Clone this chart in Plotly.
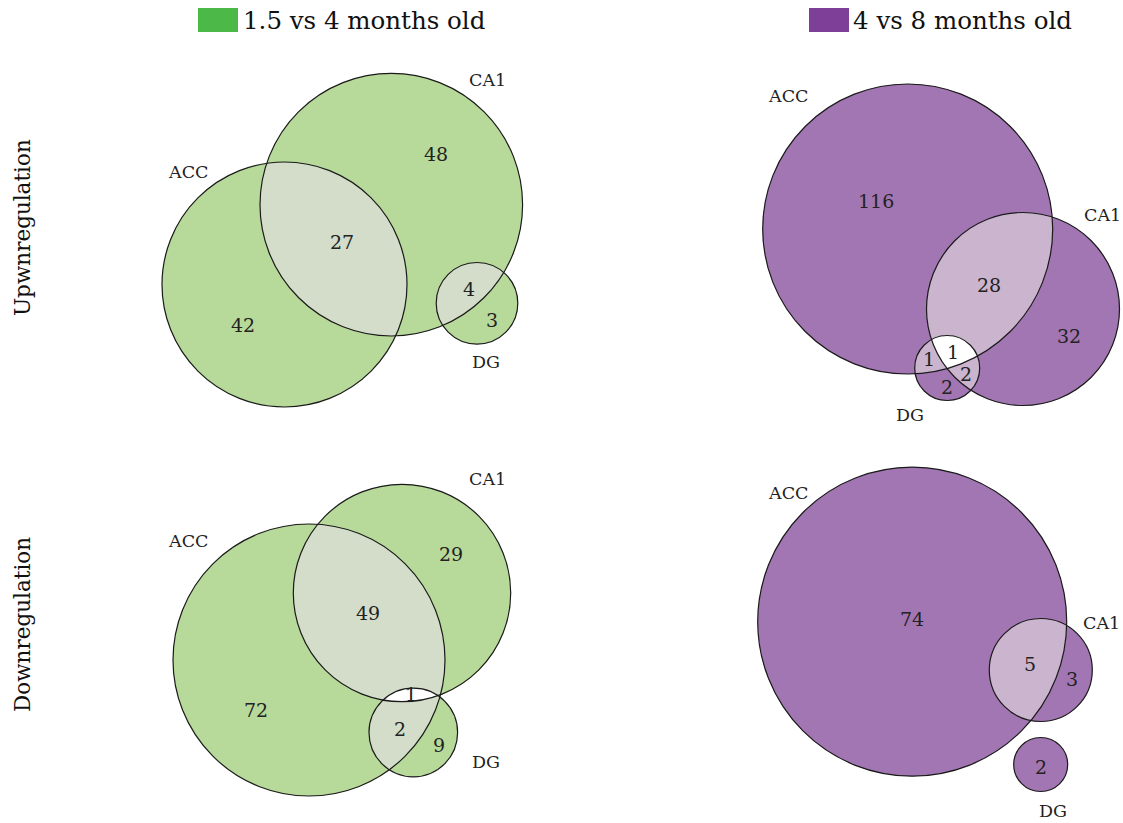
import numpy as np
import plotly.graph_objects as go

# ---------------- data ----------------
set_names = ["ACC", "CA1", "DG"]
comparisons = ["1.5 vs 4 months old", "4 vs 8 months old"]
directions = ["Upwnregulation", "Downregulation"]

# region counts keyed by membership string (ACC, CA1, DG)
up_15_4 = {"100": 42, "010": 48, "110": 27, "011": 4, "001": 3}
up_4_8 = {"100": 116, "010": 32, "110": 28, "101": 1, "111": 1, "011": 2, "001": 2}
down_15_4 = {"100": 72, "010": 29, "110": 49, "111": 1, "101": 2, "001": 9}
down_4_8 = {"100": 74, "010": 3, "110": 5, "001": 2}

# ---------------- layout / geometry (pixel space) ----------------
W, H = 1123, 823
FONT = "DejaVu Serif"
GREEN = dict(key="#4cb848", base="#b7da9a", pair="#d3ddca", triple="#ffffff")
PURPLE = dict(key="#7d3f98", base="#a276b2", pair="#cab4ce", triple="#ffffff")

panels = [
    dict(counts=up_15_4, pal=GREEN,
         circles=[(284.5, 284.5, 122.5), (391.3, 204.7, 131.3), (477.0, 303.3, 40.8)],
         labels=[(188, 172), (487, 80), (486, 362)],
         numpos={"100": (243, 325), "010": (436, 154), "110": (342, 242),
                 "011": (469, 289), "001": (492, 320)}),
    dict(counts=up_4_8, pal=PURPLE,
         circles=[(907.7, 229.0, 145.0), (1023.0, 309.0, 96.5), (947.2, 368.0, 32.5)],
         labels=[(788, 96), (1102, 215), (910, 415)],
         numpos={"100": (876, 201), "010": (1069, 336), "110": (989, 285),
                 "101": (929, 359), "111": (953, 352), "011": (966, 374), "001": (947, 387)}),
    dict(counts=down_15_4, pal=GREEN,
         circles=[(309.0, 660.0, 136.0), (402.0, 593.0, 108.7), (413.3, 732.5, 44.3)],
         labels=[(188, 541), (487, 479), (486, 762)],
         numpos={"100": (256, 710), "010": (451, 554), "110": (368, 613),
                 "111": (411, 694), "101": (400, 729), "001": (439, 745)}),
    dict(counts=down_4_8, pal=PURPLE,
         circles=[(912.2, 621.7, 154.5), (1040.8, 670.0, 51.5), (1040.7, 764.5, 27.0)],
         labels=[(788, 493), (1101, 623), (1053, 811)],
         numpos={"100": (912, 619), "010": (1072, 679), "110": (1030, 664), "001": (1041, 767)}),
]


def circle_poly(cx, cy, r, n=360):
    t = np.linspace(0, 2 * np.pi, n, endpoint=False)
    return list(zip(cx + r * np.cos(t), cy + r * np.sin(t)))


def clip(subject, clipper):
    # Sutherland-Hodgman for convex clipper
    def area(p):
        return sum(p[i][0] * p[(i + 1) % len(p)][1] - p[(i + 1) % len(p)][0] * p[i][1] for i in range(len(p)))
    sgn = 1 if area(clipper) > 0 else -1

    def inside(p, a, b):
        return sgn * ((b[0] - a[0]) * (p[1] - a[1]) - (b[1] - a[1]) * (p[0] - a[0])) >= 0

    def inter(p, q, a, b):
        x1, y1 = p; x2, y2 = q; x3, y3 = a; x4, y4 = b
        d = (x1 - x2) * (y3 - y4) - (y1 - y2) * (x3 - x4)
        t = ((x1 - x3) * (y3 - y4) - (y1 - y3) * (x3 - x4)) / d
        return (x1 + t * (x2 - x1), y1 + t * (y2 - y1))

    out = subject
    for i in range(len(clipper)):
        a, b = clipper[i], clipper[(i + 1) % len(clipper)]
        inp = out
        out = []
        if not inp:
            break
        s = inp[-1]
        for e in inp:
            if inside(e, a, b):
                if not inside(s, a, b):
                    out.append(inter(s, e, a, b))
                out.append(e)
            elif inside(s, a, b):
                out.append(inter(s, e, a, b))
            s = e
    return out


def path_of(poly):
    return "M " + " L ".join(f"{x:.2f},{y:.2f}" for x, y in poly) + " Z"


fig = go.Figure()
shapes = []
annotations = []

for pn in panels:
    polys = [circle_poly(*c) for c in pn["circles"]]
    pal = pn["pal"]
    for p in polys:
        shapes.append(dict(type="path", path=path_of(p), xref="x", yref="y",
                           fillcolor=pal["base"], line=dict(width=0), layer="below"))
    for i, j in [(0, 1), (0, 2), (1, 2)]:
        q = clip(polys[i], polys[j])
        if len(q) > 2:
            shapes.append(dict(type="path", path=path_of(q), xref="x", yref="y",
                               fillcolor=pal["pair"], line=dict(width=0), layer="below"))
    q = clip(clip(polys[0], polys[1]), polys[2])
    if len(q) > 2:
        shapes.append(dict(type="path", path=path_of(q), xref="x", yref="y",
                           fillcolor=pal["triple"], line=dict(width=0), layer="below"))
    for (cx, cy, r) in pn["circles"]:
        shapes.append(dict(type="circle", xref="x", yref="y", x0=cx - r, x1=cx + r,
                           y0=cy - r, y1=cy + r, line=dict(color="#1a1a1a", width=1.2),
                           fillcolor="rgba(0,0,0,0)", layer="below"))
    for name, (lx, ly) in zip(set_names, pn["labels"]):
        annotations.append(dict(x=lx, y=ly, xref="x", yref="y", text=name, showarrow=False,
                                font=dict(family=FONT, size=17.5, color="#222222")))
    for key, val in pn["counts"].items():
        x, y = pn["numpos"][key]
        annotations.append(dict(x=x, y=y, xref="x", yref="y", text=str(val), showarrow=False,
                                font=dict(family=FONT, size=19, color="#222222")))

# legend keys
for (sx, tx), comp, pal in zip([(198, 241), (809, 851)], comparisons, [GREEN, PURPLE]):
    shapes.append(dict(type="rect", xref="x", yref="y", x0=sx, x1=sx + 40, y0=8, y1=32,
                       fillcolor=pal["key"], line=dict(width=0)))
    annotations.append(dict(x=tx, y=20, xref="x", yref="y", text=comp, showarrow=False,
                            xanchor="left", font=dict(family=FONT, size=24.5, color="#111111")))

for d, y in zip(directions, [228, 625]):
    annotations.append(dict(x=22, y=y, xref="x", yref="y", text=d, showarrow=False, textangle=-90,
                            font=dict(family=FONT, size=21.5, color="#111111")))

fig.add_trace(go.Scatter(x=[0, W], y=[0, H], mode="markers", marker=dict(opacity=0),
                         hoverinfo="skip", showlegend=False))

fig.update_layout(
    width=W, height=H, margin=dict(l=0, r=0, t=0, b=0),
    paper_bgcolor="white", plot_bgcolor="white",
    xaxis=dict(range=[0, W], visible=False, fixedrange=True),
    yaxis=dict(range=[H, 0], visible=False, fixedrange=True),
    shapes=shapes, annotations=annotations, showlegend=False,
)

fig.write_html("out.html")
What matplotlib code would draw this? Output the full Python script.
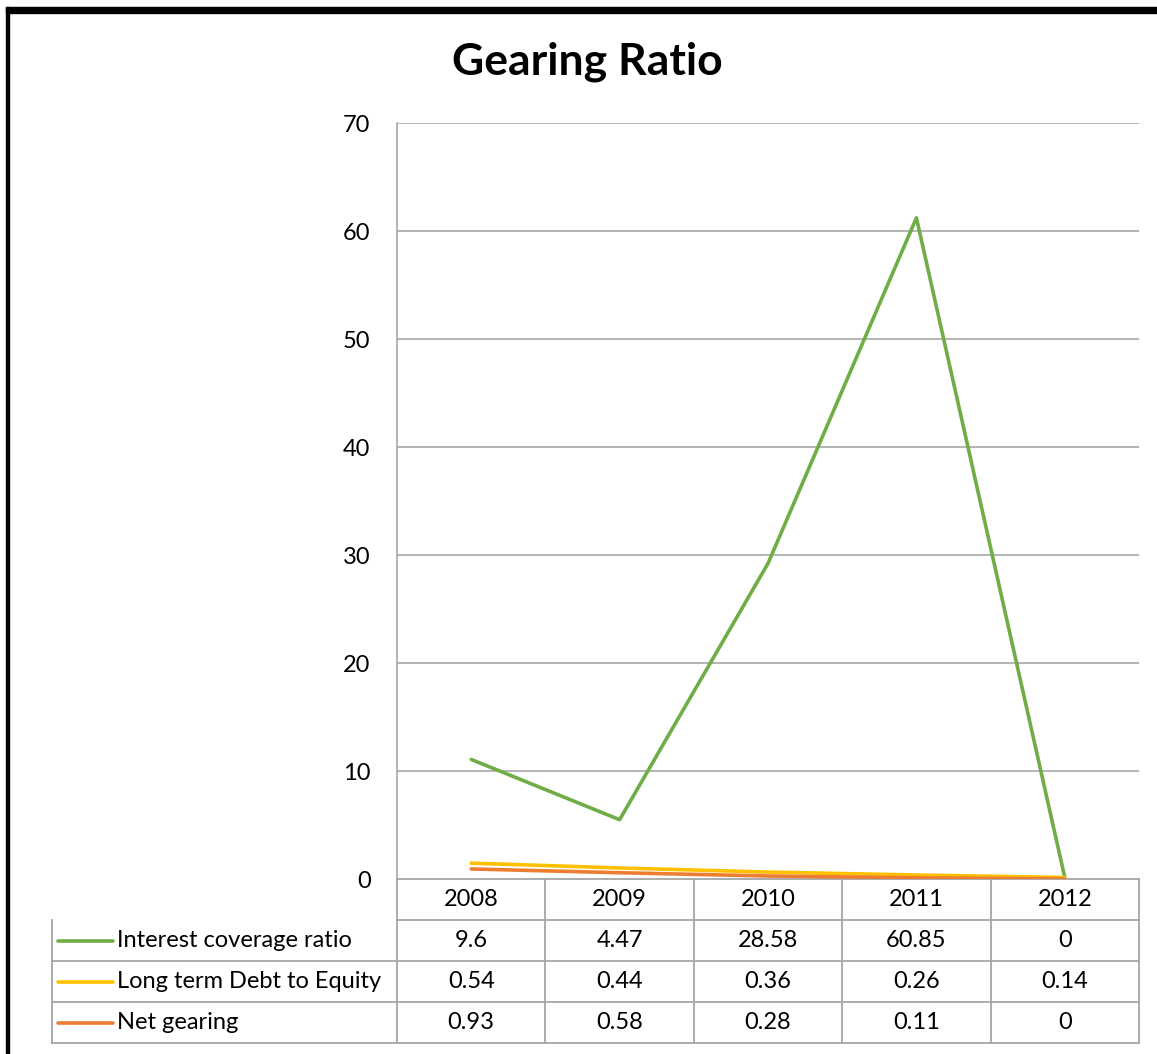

_____

> [Job] Repeat the records word for word. Any picture in them should be left out.

> [Finished exercise]
Clone this chart in Plotly.
import numpy as np
import plotly.graph_objects as go

# ---------------- data ----------------
set_names = ["ACC", "CA1", "DG"]
comparisons = ["1.5 vs 4 months old", "4 vs 8 months old"]
directions = ["Upwnregulation", "Downregulation"]

# region counts keyed by membership string (ACC, CA1, DG)
up_15_4 = {"100": 42, "010": 48, "110": 27, "011": 4, "001": 3}
up_4_8 = {"100": 116, "010": 32, "110": 28, "101": 1, "111": 1, "011": 2, "001": 2}
down_15_4 = {"100": 72, "010": 29, "110": 49, "111": 1, "101": 2, "001": 9}
down_4_8 = {"100": 74, "010": 3, "110": 5, "001": 2}

# ---------------- layout / geometry (pixel space) ----------------
W, H = 1123, 823
FONT = "DejaVu Serif"
GREEN = dict(key="#4cb848", base="#b7da9a", pair="#d3ddca", triple="#ffffff")
PURPLE = dict(key="#7d3f98", base="#a276b2", pair="#cab4ce", triple="#ffffff")

panels = [
    dict(counts=up_15_4, pal=GREEN,
         circles=[(284.5, 284.5, 122.5), (391.3, 204.7, 131.3), (477.0, 303.3, 40.8)],
         labels=[(188, 172), (487, 80), (486, 362)],
         numpos={"100": (243, 325), "010": (436, 154), "110": (342, 242),
                 "011": (469, 289), "001": (492, 320)}),
    dict(counts=up_4_8, pal=PURPLE,
         circles=[(907.7, 229.0, 145.0), (1023.0, 309.0, 96.5), (947.2, 368.0, 32.5)],
         labels=[(788, 96), (1102, 215), (910, 415)],
         numpos={"100": (876, 201), "010": (1069, 336), "110": (989, 285),
                 "101": (929, 359), "111": (953, 352), "011": (966, 374), "001": (947, 387)}),
    dict(counts=down_15_4, pal=GREEN,
         circles=[(309.0, 660.0, 136.0), (402.0, 593.0, 108.7), (413.3, 732.5, 44.3)],
         labels=[(188, 541), (487, 479), (486, 762)],
         numpos={"100": (256, 710), "010": (451, 554), "110": (368, 613),
                 "111": (411, 694), "101": (400, 729), "001": (439, 745)}),
    dict(counts=down_4_8, pal=PURPLE,
         circles=[(912.2, 621.7, 154.5), (1040.8, 670.0, 51.5), (1040.7, 764.5, 27.0)],
         labels=[(788, 493), (1101, 623), (1053, 811)],
         numpos={"100": (912, 619), "010": (1072, 679), "110": (1030, 664), "001": (1041, 767)}),
]


def circle_poly(cx, cy, r, n=360):
    t = np.linspace(0, 2 * np.pi, n, endpoint=False)
    return list(zip(cx + r * np.cos(t), cy + r * np.sin(t)))


def clip(subject, clipper):
    # Sutherland-Hodgman for convex clipper
    def area(p):
        return sum(p[i][0] * p[(i + 1) % len(p)][1] - p[(i + 1) % len(p)][0] * p[i][1] for i in range(len(p)))
    sgn = 1 if area(clipper) > 0 else -1

    def inside(p, a, b):
        return sgn * ((b[0] - a[0]) * (p[1] - a[1]) - (b[1] - a[1]) * (p[0] - a[0])) >= 0

    def inter(p, q, a, b):
        x1, y1 = p; x2, y2 = q; x3, y3 = a; x4, y4 = b
        d = (x1 - x2) * (y3 - y4) - (y1 - y2) * (x3 - x4)
        t = ((x1 - x3) * (y3 - y4) - (y1 - y3) * (x3 - x4)) / d
        return (x1 + t * (x2 - x1), y1 + t * (y2 - y1))

    out = subject
    for i in range(len(clipper)):
        a, b = clipper[i], clipper[(i + 1) % len(clipper)]
        inp = out
        out = []
        if not inp:
            break
        s = inp[-1]
        for e in inp:
            if inside(e, a, b):
                if not inside(s, a, b):
                    out.append(inter(s, e, a, b))
                out.append(e)
            elif inside(s, a, b):
                out.append(inter(s, e, a, b))
            s = e
    return out


def path_of(poly):
    return "M " + " L ".join(f"{x:.2f},{y:.2f}" for x, y in poly) + " Z"


fig = go.Figure()
shapes = []
annotations = []

for pn in panels:
    polys = [circle_poly(*c) for c in pn["circles"]]
    pal = pn["pal"]
    for p in polys:
        shapes.append(dict(type="path", path=path_of(p), xref="x", yref="y",
                           fillcolor=pal["base"], line=dict(width=0), layer="below"))
    for i, j in [(0, 1), (0, 2), (1, 2)]:
        q = clip(polys[i], polys[j])
        if len(q) > 2:
            shapes.append(dict(type="path", path=path_of(q), xref="x", yref="y",
                               fillcolor=pal["pair"], line=dict(width=0), layer="below"))
    q = clip(clip(polys[0], polys[1]), polys[2])
    if len(q) > 2:
        shapes.append(dict(type="path", path=path_of(q), xref="x", yref="y",
                           fillcolor=pal["triple"], line=dict(width=0), layer="below"))
    for (cx, cy, r) in pn["circles"]:
        shapes.append(dict(type="circle", xref="x", yref="y", x0=cx - r, x1=cx + r,
                           y0=cy - r, y1=cy + r, line=dict(color="#1a1a1a", width=1.2),
                           fillcolor="rgba(0,0,0,0)", layer="below"))
    for name, (lx, ly) in zip(set_names, pn["labels"]):
        annotations.append(dict(x=lx, y=ly, xref="x", yref="y", text=name, showarrow=False,
                                font=dict(family=FONT, size=17.5, color="#222222")))
    for key, val in pn["counts"].items():
        x, y = pn["numpos"][key]
        annotations.append(dict(x=x, y=y, xref="x", yref="y", text=str(val), showarrow=False,
                                font=dict(family=FONT, size=19, color="#222222")))

# legend keys
for (sx, tx), comp, pal in zip([(198, 241), (809, 851)], comparisons, [GREEN, PURPLE]):
    shapes.append(dict(type="rect", xref="x", yref="y", x0=sx, x1=sx + 40, y0=8, y1=32,
                       fillcolor=pal["key"], line=dict(width=0)))
    annotations.append(dict(x=tx, y=20, xref="x", yref="y", text=comp, showarrow=False,
                            xanchor="left", font=dict(family=FONT, size=24.5, color="#111111")))

for d, y in zip(directions, [228, 625]):
    annotations.append(dict(x=22, y=y, xref="x", yref="y", text=d, showarrow=False, textangle=-90,
                            font=dict(family=FONT, size=21.5, color="#111111")))

fig.add_trace(go.Scatter(x=[0, W], y=[0, H], mode="markers", marker=dict(opacity=0),
                         hoverinfo="skip", showlegend=False))

fig.update_layout(
    width=W, height=H, margin=dict(l=0, r=0, t=0, b=0),
    paper_bgcolor="white", plot_bgcolor="white",
    xaxis=dict(range=[0, W], visible=False, fixedrange=True),
    yaxis=dict(range=[H, 0], visible=False, fixedrange=True),
    shapes=shapes, annotations=annotations, showlegend=False,
)

fig.write_html("out.html")
What matplotlib code would draw this? Output the full Python script.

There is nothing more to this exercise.